さらに医理工連携コース・農理工連携コースというものがあり,学科を超えた研究・学生・教員の交流があります。通常ではあまり聞くことがないような全く異なる研究領域のお話が聞けるのでとても刺激的で勉強になります。
研究室のボスは鎌倉高志先生で,本研究室では主にイネの病原菌糸状菌であるイネいもち病菌を対象とした研究を行っています。
具体的には,いもち病菌が感染する際に形成する付着器の細胞分化メカニズムの解析や付着器形成を指標とした薬剤ターゲットの探索,交配関連遺伝子の解析,不稔化因子の探索,核数制御メカニズムの解析などが現在テーマとして走っています。最近では,他の植物病原糸状菌や担子菌の研究にも着手し始めていて,乳酸菌の研究も行っていたりします。
写真は大掃除とワックスがけが終わった直後の一年で最も綺麗だと思われる研究室の様子です。
私自身も研究活動の原点はいもち病菌の研究で,委員メンバーには少ないですが,植物病理学をバックグラウンドとして持っています。広報担当の浦山さんとは植物病理学会で出会い,それ以来,可愛がりを受け続けています。
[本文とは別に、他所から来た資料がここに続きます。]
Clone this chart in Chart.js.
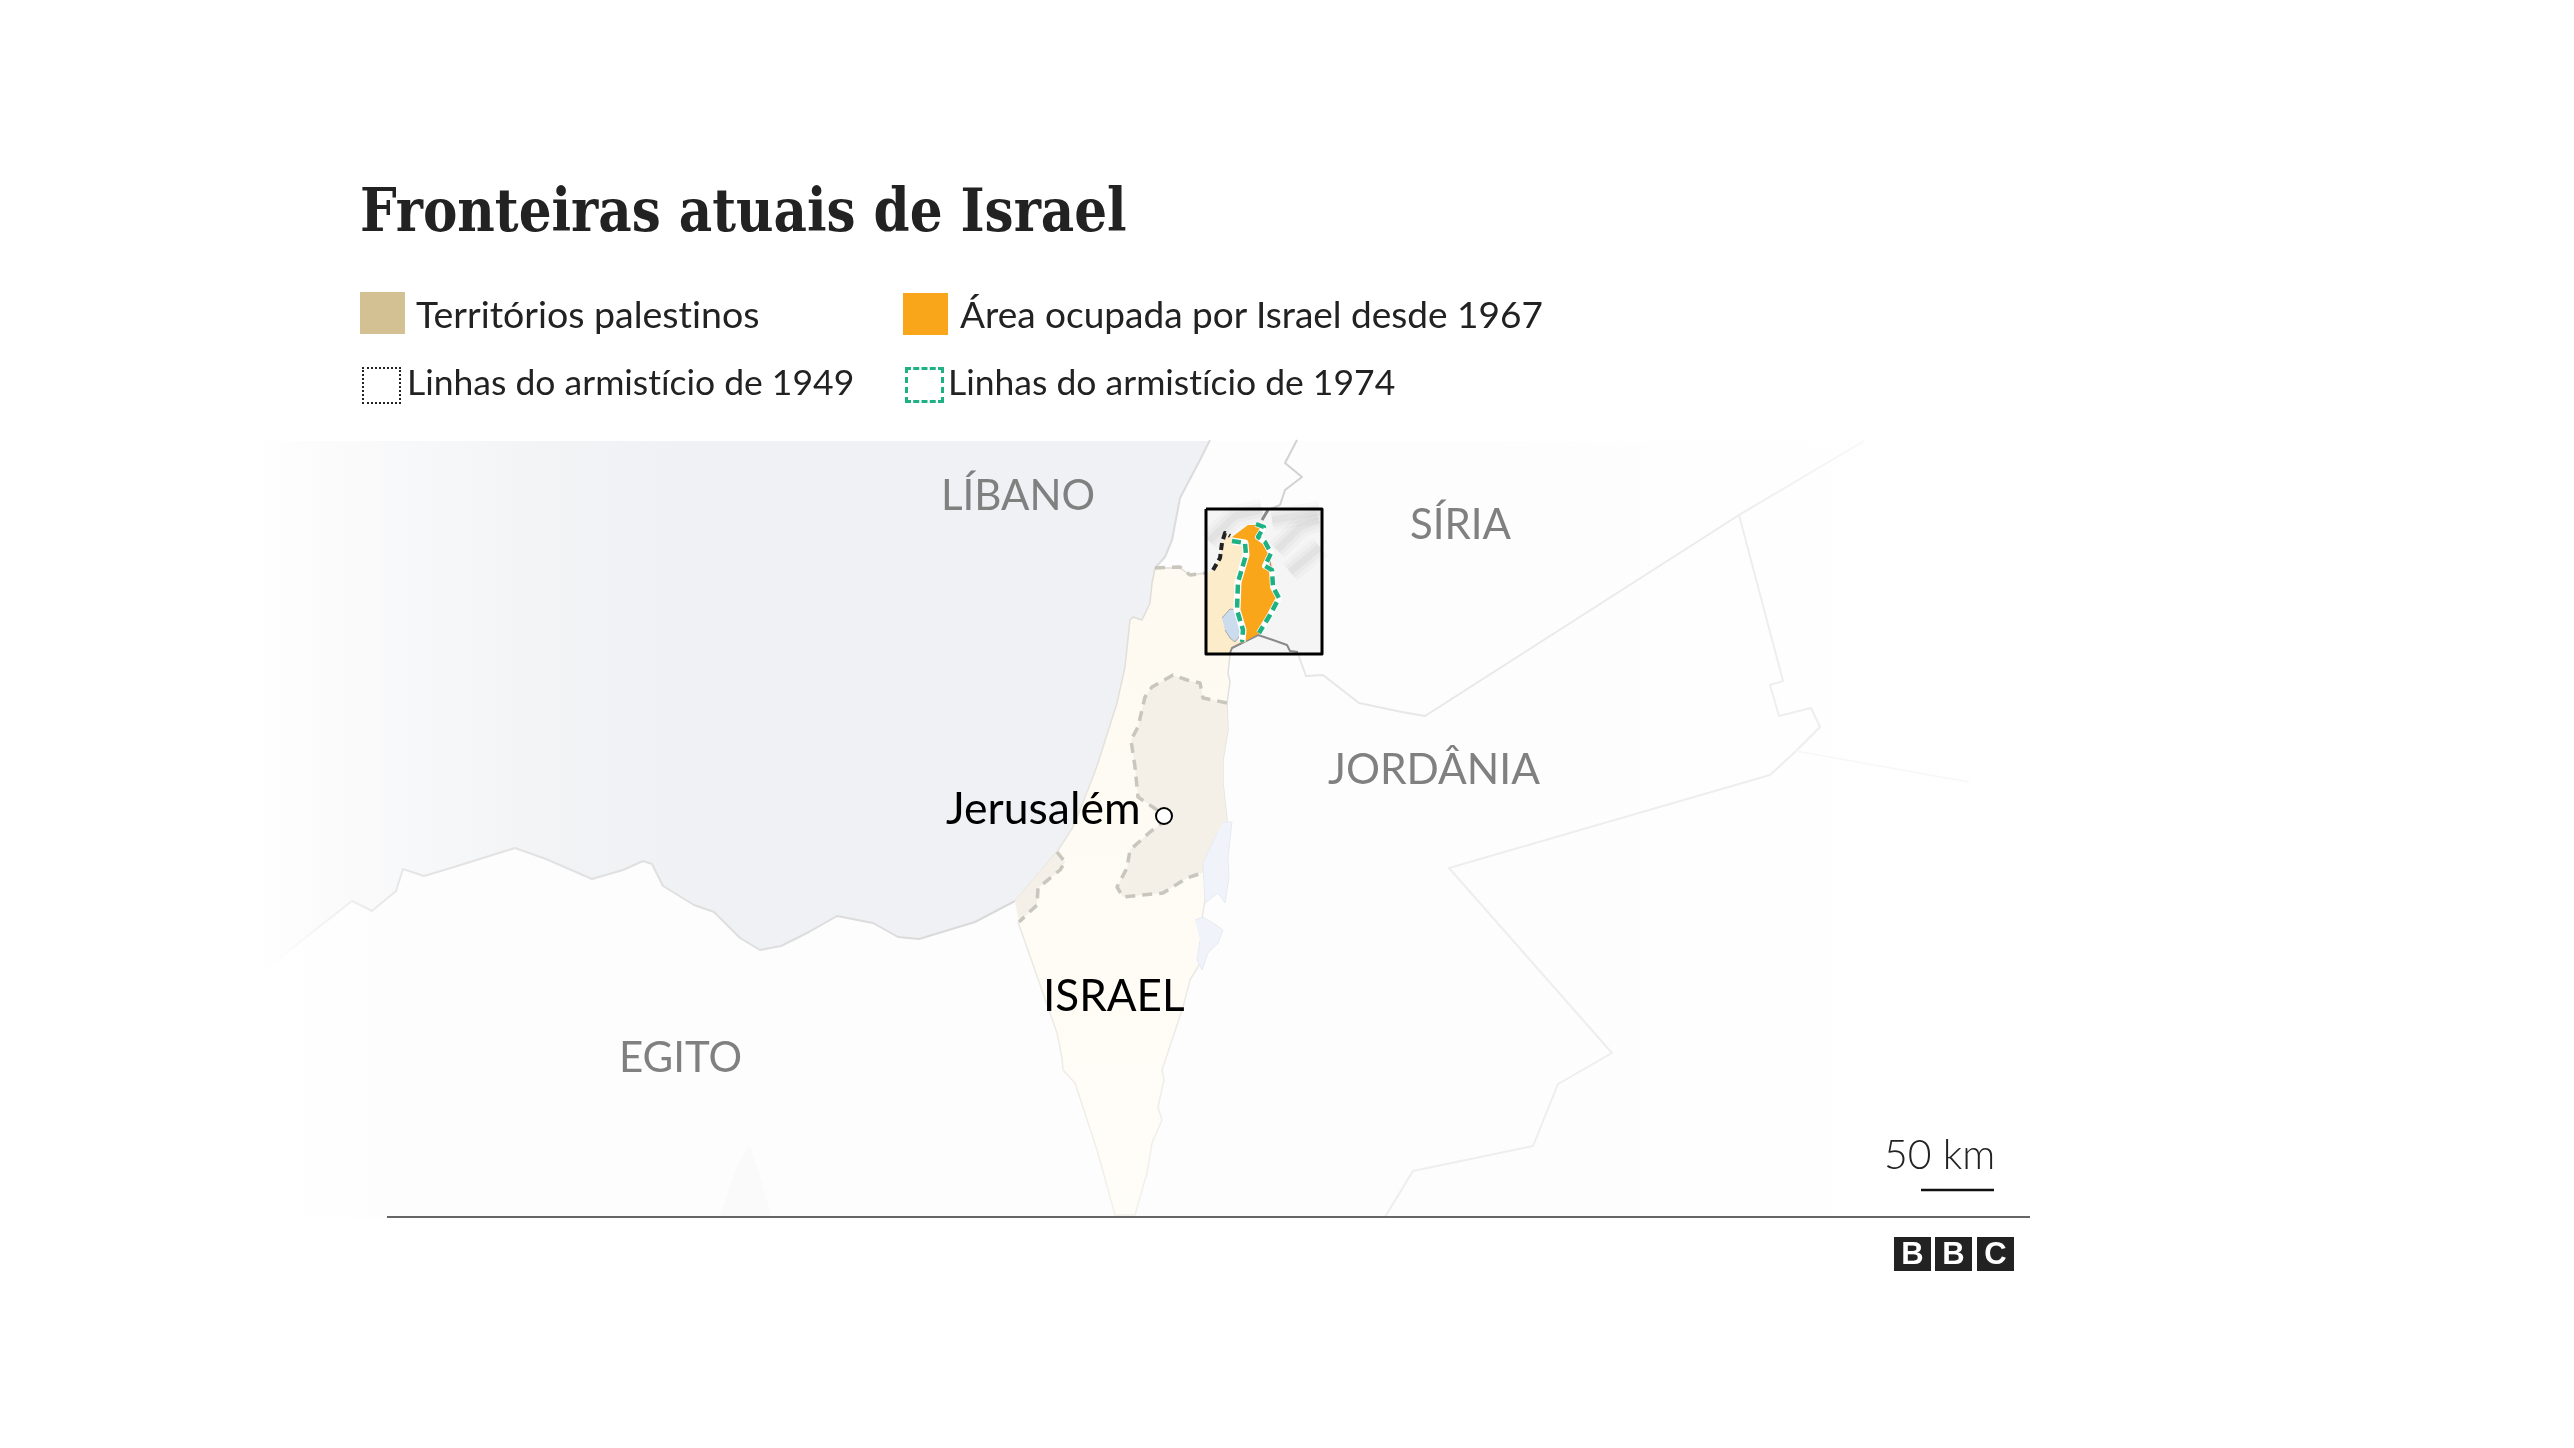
<!DOCTYPE html>
<html lang="pt">
<head>
<meta charset="utf-8">
<title>Fronteiras atuais de Israel</title>
<script src="https://cdn.jsdelivr.net/npm/chart.js@4/dist/chart.umd.min.js"></script>
<style>
  html, body { margin: 0; background: #fff; overflow: hidden; }
  #page { position: relative; width: 2574px; height: 1448px; font-family: Lato, sans-serif; color: #222; font-variant-ligatures: none; }
  #map { position: absolute; left: 0; top: 0; }
  .txt { position: absolute; white-space: nowrap; line-height: 1; }
  #title { left: 360px; top: 175px; font: bold 60px "DejaVu Serif", serif; transform: scaleX(0.86); transform-origin: left top; }
  .lg1 { font-size: 37px; }
  .lg2 { font-size: 35.5px; }
  .sw { position: absolute; box-sizing: border-box; }
  .bbc { position: absolute; top: 1237px; width: 37px; height: 34px; background: #222; color: #fff;
         font: bold 31px/34px "Liberation Sans", sans-serif; text-align: center; }
  #scale { left: 1884px; top: 1133px; font-size: 41px; font-weight: 300; }
</style>
</head>
<body>
<div id="page">
  <canvas id="map" width="2574" height="1448"></canvas>
  <div class="txt" id="title">Fronteiras atuais de Israel</div>

  <div class="sw" style="left:360px;top:292px;width:45px;height:42px;background:#d3c194"></div>
  <div class="txt lg1" style="left:416px;top:295px;font-size:37.5px">Territórios palestinos</div>
  <div class="sw" style="left:903px;top:293px;width:45px;height:42px;background:#faa61a"></div>
  <div class="txt lg1" style="left:960px;top:295px">Área ocupada por Israel desde 1967</div>
  <div class="sw" style="left:362px;top:367px;width:39px;height:37px;border:2px dotted #222"></div>
  <div class="txt lg2" style="left:407px;top:364px">Linhas do armistício de 1949</div>
  <div class="sw" style="left:905px;top:367px;width:39px;height:36px;border:3px dashed #1db184"></div>
  <div class="txt lg2" style="left:948px;top:364px">Linhas do armistício de 1974</div>

  <div class="txt" id="scale">50 km</div>
  <div class="bbc" style="left:1894px">B</div>
  <div class="bbc" style="left:1935px">B</div>
  <div class="bbc" style="left:1977px">C</div>
</div>

<script>
// Map geometry
const landArea = [[240,441],[2000,441],[2000,1217],[240,1217]];
const seaArea = [[250,441],[1210,441],[1200,460],[1180,498],[1172,540],[1165,557],[1155,568],[1152,583],[1150,603],[1142,620],[1133,617],[1130,620],[1125,667],[1117,703],[1098,763],[1093,777],[1073,827],[1057,852],[1015,901],[975,922],[919,939],[898,937],[873,923],[837,916],[809,932],[781,946],[760,950],[740,938],[714,912],[694,905],[663,886],[652,864],[643,861],[623,870],[592,879],[546,859],[515,848],[454,867],[424,876],[403,869],[396,891],[372,911],[352,901],[271,965],[250,980]];
const egyptCoast = [[271,965],[352,901],[372,911],[396,891],[403,869],[424,876],[454,867],[515,848],[546,859],[592,879],[623,870],[643,861],[652,864],[663,886],[694,905],[714,912],[740,938],[760,950],[781,946],[809,932],[837,916],[873,923],[898,937],[919,939],[975,922],[1015,901]];
const lebanonCoast = [[1155,568],[1165,557],[1172,540],[1180,498],[1200,460],[1210,440]];
const israelArea = [[1015,901],[1057,852],[1073,827],[1093,777],[1098,763],[1117,703],[1125,667],[1130,620],[1133,617],[1142,620],[1150,603],[1152,583],[1155,568],[1180,568],[1190,575],[1206,573],[1230,655],[1228,673],[1230,682],[1227,703],[1228,730],[1223,760],[1223,783],[1227,820],[1208,870],[1205,900],[1202,918],[1208,938],[1202,960],[1190,980],[1183,1007],[1162,1070],[1164,1080],[1158,1107],[1162,1120],[1152,1143],[1147,1173],[1135,1215],[1115,1215],[1097,1150],[1075,1083],[1063,1070],[1062,1058],[1057,1033],[1018,922]];
const westBankArea = [[1227,703],[1213,700],[1203,698],[1200,683],[1187,680],[1173,675],[1152,687],[1145,697],[1138,727],[1131,740],[1135,767],[1138,797],[1157,810],[1162,823],[1150,832],[1130,850],[1127,868],[1117,887],[1123,897],[1163,893],[1187,878],[1208,871],[1227,820],[1223,783],[1223,760],[1228,730]];
const westBankLine = [[1227,703],[1213,700],[1203,698],[1200,683],[1187,680],[1173,675],[1152,687],[1145,697],[1138,727],[1131,740],[1135,767],[1138,797],[1157,810],[1162,823],[1150,832],[1130,850],[1127,868],[1117,887],[1123,897],[1163,893],[1187,878],[1208,871]];
const gazaArea = [[1015,901],[1057,852],[1065,862],[1060,870],[1038,888],[1037,905],[1019,922]];
const gazaLine = [[1057,852],[1065,862],[1060,870],[1038,888],[1037,905],[1019,922]];
const lebanonLine = [[1155,568],[1180,567],[1190,575],[1206,573]];
const deadSeaNorth = [[1223,822],[1232,822],[1228,857],[1229,877],[1225,903],[1218,893],[1205,903],[1203,863],[1217,833]];
const deadSeaSouth = [[1195,920],[1203,917],[1213,923],[1223,930],[1218,943],[1208,953],[1202,970],[1197,960],[1200,940]];
const sinaiPatch = [[720,1216],[735,1171],[750,1145],[760,1176],[771,1216]];

const lebanonSyria = [[1297,440],[1285,463],[1302,477],[1285,490],[1280,505],[1268,510]];
const syriaJordan = [[1298,654],[1306,676],[1323,675],[1359,703],[1402,712],[1425,716],[1739,515],[1864,441]];
const jordanEast = [[1739,515],[1783,681],[1770,685],[1779,716],[1811,708],[1820,727],[1796,751],[1770,775],[1449,868],[1612,1053],[1558,1084],[1533,1146],[1413,1171],[1385,1217]];
const iraqSaudi = [[1796,751],[1969,782]];

// Inset
const insetFrame = [[1206,509],[1322,509],[1322,654],[1206,654],[1206,509]];
const insetIsrael = [[1206,574],[1213,570],[1220,558],[1222,543],[1225,533],[1230,536],[1243,542],[1246,555],[1238,580],[1237,610],[1242,630],[1242,643],[1232,648],[1230,653],[1206,653]];
const golanArea = [[1232,537],[1248,525],[1258,525],[1263,528],[1258,537],[1265,543],[1270,555],[1267,565],[1272,572],[1273,587],[1280,597],[1275,603],[1270,617],[1260,633],[1242,643],[1243,630],[1238,613],[1237,597],[1240,577],[1245,557],[1243,543]];
const line1974West = [[1232,541],[1245,543],[1246,555],[1238,582],[1237,610],[1243,630],[1242,642]];
const line1974East = [[1256,524],[1264,527],[1258,537],[1265,542],[1271,553],[1265,566],[1272,570],[1273,587],[1279,598],[1270,615],[1259,633]];
const line1949 = [[1213,570],[1220,558],[1222,543],[1225,533],[1230,536]];
const galileeLake = [[1222,618],[1230,609],[1237,610],[1237,620],[1242,633],[1235,642],[1230,638],[1225,630]];
const insetBorderSouth = [[1230,653],[1232,648],[1242,643],[1258,635],[1273,640],[1287,645],[1290,651],[1298,652]];
const insetBorderNorth = [[1262,520],[1268,510]];
const golanEdge = [[1268,552],[1272,572],[1274,587],[1280,597]];
const ridges = [
  [[1209,541],[1235,516],[1262,510]],
  [[1277,550],[1300,527],[1319,520]],
  [[1290,572],[1320,547]],
  [[1272,520],[1320,512]]
];

const jerusalemPoint = [[1164,816]];
const scaleBar = [[1921,1190],[1994,1190]];
const baseLine = [[387,1217],[2030,1217]];

const placeNames = ['LÍBANO', 'SÍRIA', 'JORDÂNIA', 'EGITO', 'Jerusalém', 'ISRAEL'];
const placeX = [941, 1410, 1328, 619, 946, 1043];
const placeY = [510, 539, 784, 1072, 824, 1011];
const placeColors = ['#808080', '#808080', '#808080', '#808080', '#000', '#000'];
const placeFonts = [42, 42, 42.5, 42, 44.5, 44];

const ctx = document.getElementById('map').getContext('2d');

function hGradient(stops) {
  const g = ctx.createLinearGradient(stops[0][0], 0, stops[stops.length - 1][0], 0);
  const span = stops[stops.length - 1][0] - stops[0][0];
  stops.forEach(s => g.addColorStop((s[0] - stops[0][0]) / span, s[1]));
  return g;
}
function vGradient(top, bottom, c1, c2) {
  const g = ctx.createLinearGradient(0, top, 0, bottom);
  g.addColorStop(0, c1);
  g.addColorStop(1, c2);
  return g;
}

const seaFill = hGradient([[250,'#ffffff'],[330,'#fbfbfc'],[450,'#f6f7f8'],[560,'#f2f3f5'],[700,'#f0f1f4'],[1210,'#f0f1f4']]);
const landFill = hGradient([[240,'#ffffff'],[420,'#fdfdfd'],[1500,'#fdfdfd'],[2000,'#ffffff']]);
const coastStroke = hGradient([[271,'rgba(225,225,225,0)'],[420,'#e4e4e4'],[1015,'#d9d9d9']]);
const fadeStroke = hGradient([[1296,'#e6e6e6'],[1739,'#ececec'],[1864,'#f8f8f8']]);
const israelFill = vGradient(568, 1217, '#fefaf1', '#fffdf8');
const israelEdge = vGradient(568, 1217, '#dedcd5', '#f3f1ec');

const toPts = arr => arr.map(p => ({ x: p[0], y: p[1] }));

function area(arr, color, edge, edgeWidth) {
  return { data: toPts(arr), showLine: true, fill: 'shape', backgroundColor: color,
           borderColor: edge || 'rgba(0,0,0,0)', borderWidth: edgeWidth || 0 };
}
function stroke(arr, color, width, dash) {
  return { data: toPts(arr), showLine: true, fill: false, borderColor: color,
           borderWidth: width, borderDash: dash || [] };
}

// paint order, first entry lies at the bottom
const layers = [
  area(landArea, landFill),
  area(seaArea, seaFill),
  area(sinaiPatch, '#fafafa'),
  stroke(egyptCoast, coastStroke, 2),
  stroke(lebanonCoast, '#dcdcdc', 2),
  stroke(lebanonSyria, '#d2d2d2', 2),
  stroke(syriaJordan, fadeStroke, 2),
  stroke(jordanEast, '#eeeeee', 2),
  stroke(iraqSaudi, '#f7f7f7', 1.5),
  area(israelArea, israelFill, israelEdge, 1.5),
  area(westBankArea, '#f4f0e7'),
  area(gazaArea, '#f4f0e7'),
  stroke(westBankLine, '#c9c6be', 3.5, [10, 7]),
  stroke(gazaLine, '#c9c6be', 3.5, [10, 7]),
  stroke(lebanonLine, '#c9c6be', 3.5, [10, 7]),
  area(deadSeaNorth, '#f0f4fa', '#e6ebf2', 1),
  area(deadSeaSouth, '#f0f4fa', '#e6ebf2', 1),
  area(insetFrame, '#f5f5f6')
];
ridges.forEach(r => {
  layers.push(stroke(r, 'rgba(150,150,150,0.05)', 22));
  layers.push(stroke(r, 'rgba(150,150,150,0.07)', 14));
  layers.push(stroke(r, 'rgba(150,150,150,0.09)', 7));
});
layers.push(
  area(insetIsrael, '#fdecc9'),
  area(galileeLake, '#ccdcef', '#a8a8a8', 1),
  stroke(insetBorderSouth, '#8a8a8a', 2),
  stroke(insetBorderNorth, '#888', 3),
  area(golanArea, '#faa61a'),
  stroke(golanEdge, '#c98a5a', 1.5),
  stroke(line1974West, '#fff', 7),
  stroke(line1974East, '#fff', 6),
  stroke(line1974West, '#1db184', 4.5, [9, 5]),
  stroke(line1974East, '#1db184', 4.5, [9, 5]),
  stroke(line1949, '#222', 4, [7, 4]),
  stroke(insetFrame, '#000', 3),
  stroke(scaleBar, '#111', 2.5),
  stroke(baseLine, '#333', 1.5),
  { data: toPts(jerusalemPoint), showLine: false, pointRadius: 8, pointBackgroundColor: '#fff',
    pointBorderColor: '#000', pointBorderWidth: 2 }
);
layers.forEach((d, i) => { d.order = layers.length - i; });

const placeLabels = {
  id: 'placeLabels',
  afterDatasetsDraw(chart) {
    const c = chart.ctx;
    c.save();
    c.textBaseline = 'alphabetic';
    placeNames.forEach((name, i) => {
      c.font = placeFonts[i] + 'px Lato, sans-serif';
      c.fillStyle = placeColors[i];
      c.fillText(name, chart.scales.x.getPixelForValue(placeX[i]), chart.scales.y.getPixelForValue(placeY[i]));
    });
    c.restore();
  }
};

new Chart(ctx, {
  type: 'scatter',
  data: { datasets: layers },
  plugins: [placeLabels],
  options: {
    responsive: false,
    animation: false,
    layout: { padding: 0, autoPadding: false },
    elements: { point: { radius: 0 }, line: { tension: 0, borderJoinStyle: 'round' } },
    plugins: { legend: { display: false }, tooltip: { enabled: false } },
    scales: {
      x: { type: 'linear', min: 0, max: 2574, display: false },
      y: { type: 'linear', min: 0, max: 1448, reverse: true, display: false }
    }
  }
});
</script>
</body>
</html>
当初は「どのようにして病原菌 (ゲノム) が進化していくのか」に興味を持ち,研究を進めていくうちに「進化のプロセスを再現・加速させたい」という欲求が生まれました。幸運にもZFNやTALENなどの人工ヌクレアーゼの開発が進み,合成生物学という分野も新たに発展しつつあるタイミングでした。ほどなくしてCRISPR/Cas9が開発された時の衝撃は今でも鮮明に覚えています。
これらの経緯から,ドクター後期からポスドク時代はゲノム編集技術の研究にシフトし,糸状菌だけでなく,動物細胞や植物,バクテリアなど様々な生物を取り扱う機会・経験を得ました。これまでの自分にない視点や考えを提供して下さるかけがえのない恩師にも巡り会えました。
現在は絶賛迷走中で,研究者としての思想の自由と本質的に重要で面白いものを見極めて探求し続けていく感性を身につけるにはどうしたら良いかを自問自答する日々です。
これまでの経験から (たいしてありませんが),研究成果のみならず自分の力と可能性を伸ばしてもらえる環境や人的ネットワーク,生きた情報が如何に大切かを身をもって学びました。今後の若手の会の一連の活動がそういった貴重なネットワークや情報,環境を提供できるような素晴らしい会になることを願いつつ,微力ながら貢献できるよう頑張りたいと本文章を書きながら思いを新たにしています。